◆ INPUT FOR THIS TASK:

- - - - - - -

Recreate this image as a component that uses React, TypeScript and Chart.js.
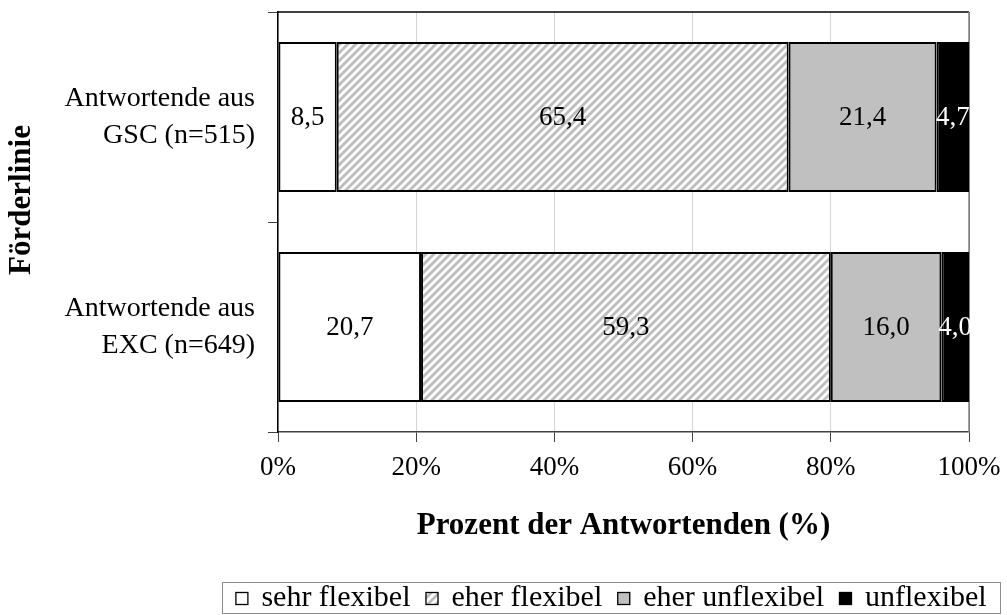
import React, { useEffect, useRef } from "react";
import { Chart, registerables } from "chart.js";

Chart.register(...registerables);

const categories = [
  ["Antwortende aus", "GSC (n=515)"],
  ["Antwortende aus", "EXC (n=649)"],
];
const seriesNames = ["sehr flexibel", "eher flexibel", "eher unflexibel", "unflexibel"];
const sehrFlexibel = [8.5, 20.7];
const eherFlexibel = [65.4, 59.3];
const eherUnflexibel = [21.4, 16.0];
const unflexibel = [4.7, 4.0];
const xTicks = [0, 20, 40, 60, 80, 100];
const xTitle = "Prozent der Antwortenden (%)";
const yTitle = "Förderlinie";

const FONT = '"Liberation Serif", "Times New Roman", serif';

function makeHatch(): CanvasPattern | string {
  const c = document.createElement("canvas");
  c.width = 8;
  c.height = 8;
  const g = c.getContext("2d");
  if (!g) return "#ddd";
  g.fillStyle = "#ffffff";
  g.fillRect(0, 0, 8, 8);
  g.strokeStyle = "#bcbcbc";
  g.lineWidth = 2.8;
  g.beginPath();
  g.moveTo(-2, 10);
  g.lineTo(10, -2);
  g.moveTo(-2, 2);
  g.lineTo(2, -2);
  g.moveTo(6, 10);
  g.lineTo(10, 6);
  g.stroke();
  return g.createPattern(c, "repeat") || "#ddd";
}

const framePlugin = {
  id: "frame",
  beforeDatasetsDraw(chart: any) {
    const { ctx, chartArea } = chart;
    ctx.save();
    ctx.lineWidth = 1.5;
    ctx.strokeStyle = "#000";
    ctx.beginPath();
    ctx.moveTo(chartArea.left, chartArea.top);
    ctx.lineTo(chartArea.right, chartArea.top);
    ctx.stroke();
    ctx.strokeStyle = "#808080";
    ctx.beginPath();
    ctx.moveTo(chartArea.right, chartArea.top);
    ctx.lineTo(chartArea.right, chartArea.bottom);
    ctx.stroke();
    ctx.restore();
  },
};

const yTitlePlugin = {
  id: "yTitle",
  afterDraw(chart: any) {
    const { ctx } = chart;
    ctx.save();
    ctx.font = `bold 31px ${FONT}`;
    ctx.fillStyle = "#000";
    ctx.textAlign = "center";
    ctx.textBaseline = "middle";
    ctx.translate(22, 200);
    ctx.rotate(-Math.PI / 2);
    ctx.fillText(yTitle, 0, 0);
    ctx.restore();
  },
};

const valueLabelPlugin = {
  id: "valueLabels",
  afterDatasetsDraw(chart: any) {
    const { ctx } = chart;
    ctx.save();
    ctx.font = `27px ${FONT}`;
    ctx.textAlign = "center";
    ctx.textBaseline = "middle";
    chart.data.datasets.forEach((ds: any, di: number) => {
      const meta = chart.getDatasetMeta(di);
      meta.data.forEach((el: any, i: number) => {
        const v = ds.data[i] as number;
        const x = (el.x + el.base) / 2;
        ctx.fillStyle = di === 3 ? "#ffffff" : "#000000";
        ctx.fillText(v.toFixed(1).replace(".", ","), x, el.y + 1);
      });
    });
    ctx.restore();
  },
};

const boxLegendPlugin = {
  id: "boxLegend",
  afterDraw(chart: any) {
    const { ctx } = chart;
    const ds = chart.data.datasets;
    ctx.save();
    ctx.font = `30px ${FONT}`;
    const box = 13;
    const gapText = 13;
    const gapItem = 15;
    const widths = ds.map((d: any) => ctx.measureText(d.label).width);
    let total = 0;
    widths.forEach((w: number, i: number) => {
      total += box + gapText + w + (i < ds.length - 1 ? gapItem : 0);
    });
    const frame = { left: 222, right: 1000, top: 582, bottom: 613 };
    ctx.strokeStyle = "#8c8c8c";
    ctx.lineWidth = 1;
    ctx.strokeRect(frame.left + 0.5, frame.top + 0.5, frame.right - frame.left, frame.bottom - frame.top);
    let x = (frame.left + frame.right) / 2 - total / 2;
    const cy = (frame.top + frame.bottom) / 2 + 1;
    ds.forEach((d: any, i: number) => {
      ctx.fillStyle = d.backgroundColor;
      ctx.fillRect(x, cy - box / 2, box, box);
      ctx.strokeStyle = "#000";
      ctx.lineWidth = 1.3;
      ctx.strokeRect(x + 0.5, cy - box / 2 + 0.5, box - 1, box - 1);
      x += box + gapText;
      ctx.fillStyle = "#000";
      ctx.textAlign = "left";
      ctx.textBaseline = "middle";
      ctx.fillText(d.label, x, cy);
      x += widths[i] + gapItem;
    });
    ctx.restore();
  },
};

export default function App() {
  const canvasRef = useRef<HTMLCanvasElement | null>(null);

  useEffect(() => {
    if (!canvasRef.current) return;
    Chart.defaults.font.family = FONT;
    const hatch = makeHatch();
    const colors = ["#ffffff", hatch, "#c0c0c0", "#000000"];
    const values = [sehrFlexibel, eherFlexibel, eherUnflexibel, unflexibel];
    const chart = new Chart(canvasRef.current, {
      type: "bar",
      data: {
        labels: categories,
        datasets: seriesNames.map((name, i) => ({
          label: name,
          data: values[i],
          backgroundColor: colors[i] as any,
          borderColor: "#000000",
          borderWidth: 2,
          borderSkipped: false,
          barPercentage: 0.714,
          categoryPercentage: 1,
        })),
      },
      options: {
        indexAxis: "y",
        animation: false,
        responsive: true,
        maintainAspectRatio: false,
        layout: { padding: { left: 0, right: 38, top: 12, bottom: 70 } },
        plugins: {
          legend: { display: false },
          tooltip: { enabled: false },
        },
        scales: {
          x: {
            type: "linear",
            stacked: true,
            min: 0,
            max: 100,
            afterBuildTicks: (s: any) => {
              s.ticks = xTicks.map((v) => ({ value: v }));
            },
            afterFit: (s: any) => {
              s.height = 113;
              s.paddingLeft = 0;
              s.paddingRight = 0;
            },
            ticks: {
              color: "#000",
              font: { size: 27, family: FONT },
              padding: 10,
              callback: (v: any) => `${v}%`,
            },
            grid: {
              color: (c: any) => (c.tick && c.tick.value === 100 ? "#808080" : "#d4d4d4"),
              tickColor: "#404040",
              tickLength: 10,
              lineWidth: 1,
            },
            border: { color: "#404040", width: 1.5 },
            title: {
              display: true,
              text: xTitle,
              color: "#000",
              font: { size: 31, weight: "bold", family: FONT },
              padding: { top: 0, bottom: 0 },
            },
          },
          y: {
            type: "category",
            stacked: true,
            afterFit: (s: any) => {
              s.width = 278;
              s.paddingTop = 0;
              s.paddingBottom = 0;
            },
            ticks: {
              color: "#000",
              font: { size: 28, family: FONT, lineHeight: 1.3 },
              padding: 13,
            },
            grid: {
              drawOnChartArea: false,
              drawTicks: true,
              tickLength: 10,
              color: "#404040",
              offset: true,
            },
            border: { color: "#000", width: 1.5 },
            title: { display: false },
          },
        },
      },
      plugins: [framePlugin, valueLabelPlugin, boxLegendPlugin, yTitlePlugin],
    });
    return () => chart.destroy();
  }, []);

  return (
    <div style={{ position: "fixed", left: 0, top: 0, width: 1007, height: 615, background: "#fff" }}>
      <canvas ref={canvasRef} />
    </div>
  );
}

- - - - - - -

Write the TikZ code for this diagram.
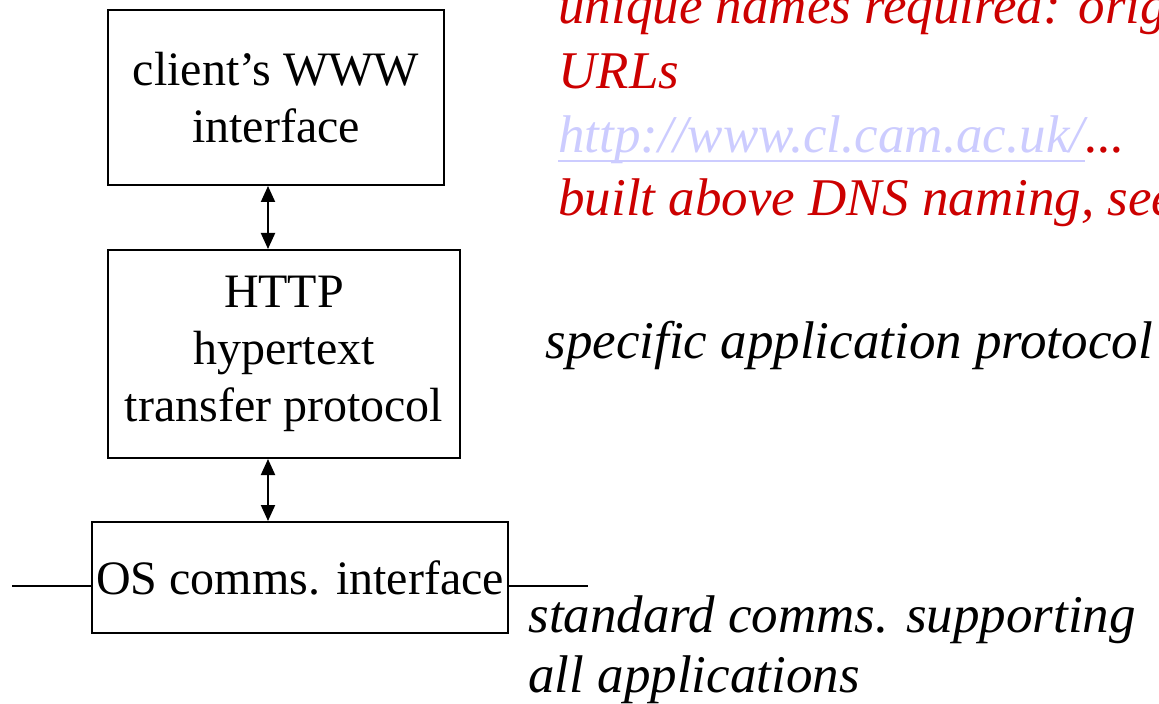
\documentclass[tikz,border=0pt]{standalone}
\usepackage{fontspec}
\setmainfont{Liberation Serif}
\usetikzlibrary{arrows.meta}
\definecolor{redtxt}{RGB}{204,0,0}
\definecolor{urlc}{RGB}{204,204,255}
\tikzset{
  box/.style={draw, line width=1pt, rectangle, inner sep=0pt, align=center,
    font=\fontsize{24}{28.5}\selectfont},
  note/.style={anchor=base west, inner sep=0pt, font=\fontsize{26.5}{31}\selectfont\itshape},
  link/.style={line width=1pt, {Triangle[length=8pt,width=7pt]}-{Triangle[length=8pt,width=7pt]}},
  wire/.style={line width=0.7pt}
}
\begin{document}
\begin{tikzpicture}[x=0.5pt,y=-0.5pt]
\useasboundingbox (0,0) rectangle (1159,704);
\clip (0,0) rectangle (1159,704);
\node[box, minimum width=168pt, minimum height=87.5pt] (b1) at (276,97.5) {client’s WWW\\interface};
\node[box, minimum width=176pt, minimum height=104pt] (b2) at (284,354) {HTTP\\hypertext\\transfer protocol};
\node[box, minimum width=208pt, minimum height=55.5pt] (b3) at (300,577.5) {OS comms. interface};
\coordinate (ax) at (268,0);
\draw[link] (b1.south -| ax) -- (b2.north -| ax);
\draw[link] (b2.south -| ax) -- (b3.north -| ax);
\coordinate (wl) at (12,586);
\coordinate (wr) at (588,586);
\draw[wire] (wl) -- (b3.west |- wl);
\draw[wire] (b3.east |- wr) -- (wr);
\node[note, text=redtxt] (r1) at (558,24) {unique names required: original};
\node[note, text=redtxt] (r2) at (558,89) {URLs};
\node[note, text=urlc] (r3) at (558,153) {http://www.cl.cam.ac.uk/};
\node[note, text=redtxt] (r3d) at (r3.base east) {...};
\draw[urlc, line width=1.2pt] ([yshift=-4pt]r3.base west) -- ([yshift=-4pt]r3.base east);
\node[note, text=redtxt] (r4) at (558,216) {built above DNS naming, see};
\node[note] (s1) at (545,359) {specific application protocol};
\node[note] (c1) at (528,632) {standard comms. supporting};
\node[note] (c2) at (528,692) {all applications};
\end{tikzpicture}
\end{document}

- - - - - - -

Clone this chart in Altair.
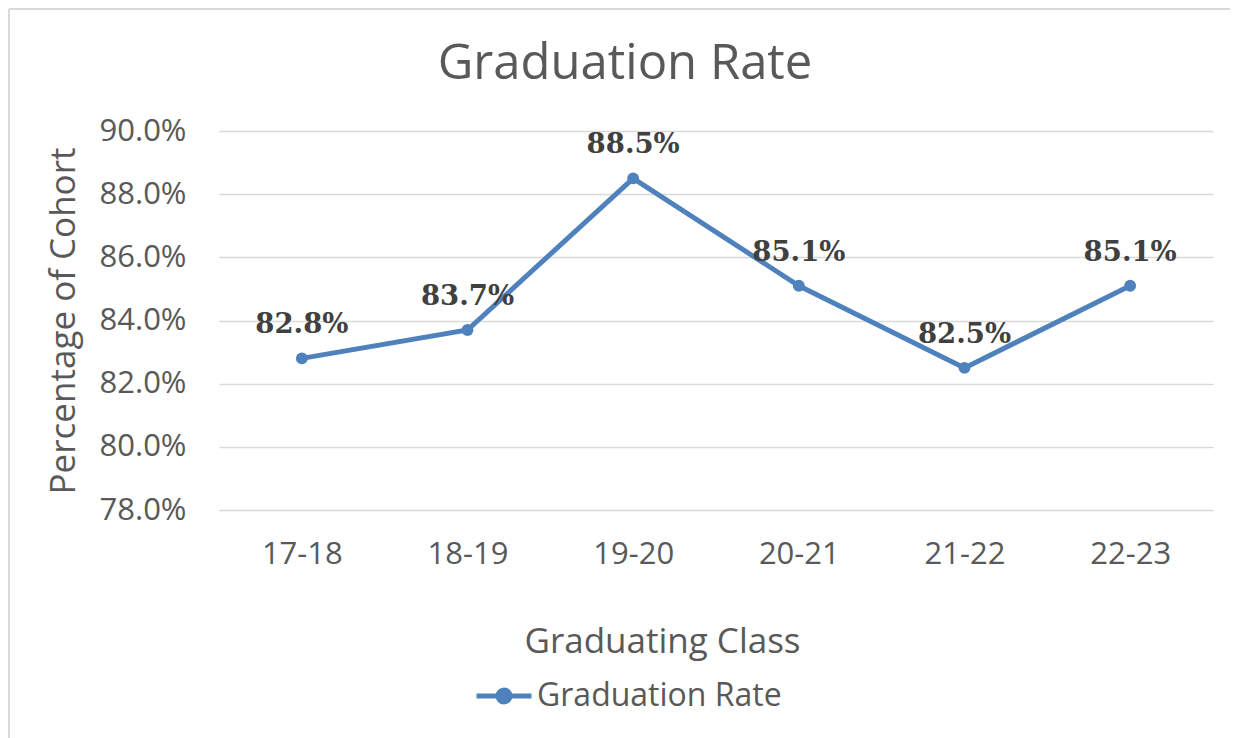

- - - - - - -

◆ WHAT YOU ARE ASKED TO DO: Give back the exact lines above, running from the one that has "Recreate this image" through the one that has "Chart.register(...registerables);", with nothing added and no pictures.

◆ TASK SOLUTION:
Recreate this image as a component that uses React, TypeScript and Chart.js.
import React, { useEffect, useRef } from "react";
import { Chart, registerables } from "chart.js";

Chart.register(...registerables);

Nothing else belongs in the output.